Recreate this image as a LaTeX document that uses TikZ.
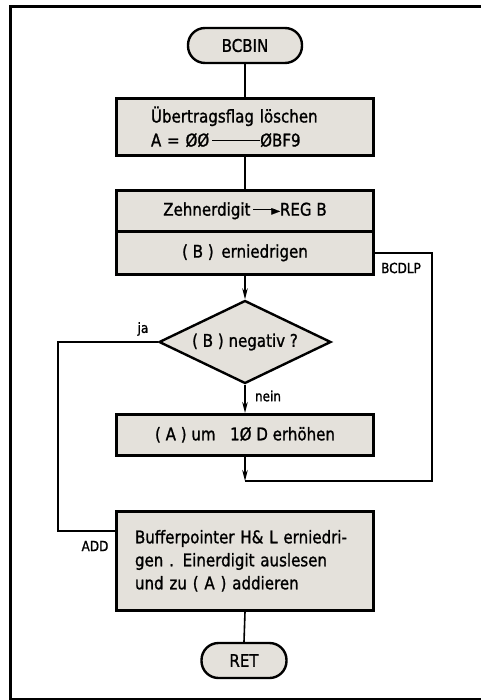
\documentclass[tikz,border=0pt]{standalone}
\usepackage{fontspec}
\setmainfont[FakeStretch=0.86,FakeBold=1.2]{DejaVu Sans}
\usetikzlibrary{shapes.geometric,arrows.meta,calc}
\definecolor{boxfill}{HTML}{E4E1DB}
\begin{document}
\begin{tikzpicture}[x=1pt,y=-1pt,
  every node/.style={font=\fontsize{17.5}{23}\selectfont},
  proc/.style={draw=black,line width=2.6pt,fill=boxfill,minimum width=257pt,inner sep=0pt,anchor=north},
  term/.style={draw=black,line width=2.4pt,fill=boxfill,rounded corners=17pt,minimum height=35pt,inner sep=0pt},
  dec/.style={draw=black,line width=2.4pt,fill=boxfill,diamond,aspect=2.1,minimum width=172pt,minimum height=83pt,inner sep=0pt},
  conn/.style={line width=1.6pt},
  arr/.style={line width=1.6pt,-{Stealth[length=11pt,width=5.5pt]}},
  lbl/.style={font=\fontsize{14}{14}\selectfont,inner sep=0pt}]
\useasboundingbox (0,0) rectangle (480,700);
% frame
\draw[line width=3pt] (490,7) -- (10,7) -- (10,699) -- (490,699);
% nodes
\node[term,minimum width=114pt] (start) at (245,45.5) {BCBIN};
\node[proc,minimum height=57pt,align=left,text width=188pt] (init) at (245,97)
  {Übertragsflag löschen\\[1pt]A = ØØ\,\raisebox{0.32em}{\rule{48pt}{0.9pt}}ØBF9};
\node[proc,minimum height=41pt] (zehner) at (245,189)
  {Zehnerdigit\,\raisebox{0.32em}{\rule{22pt}{0.9pt}}\kern-4pt\raisebox{0.05em}{\fontsize{13}{13}\selectfont ►}REG B};
\node[proc,minimum height=43pt] (bcdlp) at (245,230) {( B )\, erniedrigen};
\node[dec] (neg) at (245,342) {( B ) negativ ?};
\node[proc,minimum height=41pt] (incr) at (245,413) {( A ) um\;\; 1Ø D erhöhen};
\node[proc,minimum height=99pt,align=left,text width=220pt] (add) at (245,510)
  {Bufferpointer H\& L erniedri-\\gen . Einerdigit auslesen\\und zu ( A ) addieren};
\node[term,minimum width=85pt] (ret) at (244,660.5) {RET};
% labels
\node[lbl] (ja) at (143,329) {ja};
\node[lbl] (nein) at (268,396) {nein};
\node[lbl] (lbcdlp) at (401,268) {BCDLP};
\node[lbl] (ladd) at (95,546) {ADD};
% connectors
\coordinate (merge) at (245,481);
\coordinate (addin) at ([yshift=-21pt]add.north west);
\draw[conn] (start) -- (init);
\draw[conn] (init) -- (zehner);
\draw[arr] (bcdlp.south) -- (neg.north);
\draw[arr] (neg.south) -- (incr.north);
\draw[arr] (incr.south) -- (merge);
\draw[conn] (merge) -| ($(bcdlp.east)+(57,0)$) -- (bcdlp.east);
\draw[conn] (neg.west) -- ++(-100,0) |- (addin);
\draw[conn] (add.south) -- (ret.north);
\end{tikzpicture}
\end{document}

◆ ◆ ◆

▶ **DO THIS**
Quote every line word for word and keep the images out of the copy.

▶ **TASK RESULT**
Recreate this image as a LaTeX document that uses TikZ.
\documentclass[tikz,border=0pt]{standalone}
\usepackage{fontspec}
\setmainfont[FakeStretch=0.86,FakeBold=1.2]{DejaVu Sans}
\usetikzlibrary{shapes.geometric,arrows.meta,calc}
\definecolor{boxfill}{HTML}{E4E1DB}
\begin{document}
\begin{tikzpicture}[x=1pt,y=-1pt,
  every node/.style={font=\fontsize{17.5}{23}\selectfont},
  proc/.style={draw=black,line width=2.6pt,fill=boxfill,minimum width=257pt,inner sep=0pt,anchor=north},
  term/.style={draw=black,line width=2.4pt,fill=boxfill,rounded corners=17pt,minimum height=35pt,inner sep=0pt},
  dec/.style={draw=black,line width=2.4pt,fill=boxfill,diamond,aspect=2.1,minimum width=172pt,minimum height=83pt,inner sep=0pt},
  conn/.style={line width=1.6pt},
  arr/.style={line width=1.6pt,-{Stealth[length=11pt,width=5.5pt]}},
  lbl/.style={font=\fontsize{14}{14}\selectfont,inner sep=0pt}]
\useasboundingbox (0,0) rectangle (480,700);
% frame
\draw[line width=3pt] (490,7) -- (10,7) -- (10,699) -- (490,699);
% nodes
\node[term,minimum width=114pt] (start) at (245,45.5) {BCBIN};
\node[proc,minimum height=57pt,align=left,text width=188pt] (init) at (245,97)
  {Übertragsflag löschen\\[1pt]A = ØØ\,\raisebox{0.32em}{\rule{48pt}{0.9pt}}ØBF9};
\node[proc,minimum height=41pt] (zehner) at (245,189)
  {Zehnerdigit\,\raisebox{0.32em}{\rule{22pt}{0.9pt}}\kern-4pt\raisebox{0.05em}{\fontsize{13}{13}\selectfont ►}REG B};
\node[proc,minimum height=43pt] (bcdlp) at (245,230) {( B )\, erniedrigen};
\node[dec] (neg) at (245,342) {( B ) negativ ?};
\node[proc,minimum height=41pt] (incr) at (245,413) {( A ) um\;\; 1Ø D erhöhen};
\node[proc,minimum height=99pt,align=left,text width=220pt] (add) at (245,510)
  {Bufferpointer H\& L erniedri-\\gen . Einerdigit auslesen\\und zu ( A ) addieren};
\node[term,minimum width=85pt] (ret) at (244,660.5) {RET};
% labels
\node[lbl] (ja) at (143,329) {ja};
\node[lbl] (nein) at (268,396) {nein};
\node[lbl] (lbcdlp) at (401,268) {BCDLP};
\node[lbl] (ladd) at (95,546) {ADD};
% connectors
\coordinate (merge) at (245,481);
\coordinate (addin) at ([yshift=-21pt]add.north west);
\draw[conn] (start) -- (init);
\draw[conn] (init) -- (zehner);
\draw[arr] (bcdlp.south) -- (neg.north);
\draw[arr] (neg.south) -- (incr.north);
\draw[arr] (incr.south) -- (merge);
\draw[conn] (merge) -| ($(bcdlp.east)+(57,0)$) -- (bcdlp.east);
\draw[conn] (neg.west) -- ++(-100,0) |- (addin);
\draw[conn] (add.south) -- (ret.north);
\end{tikzpicture}
\end{document}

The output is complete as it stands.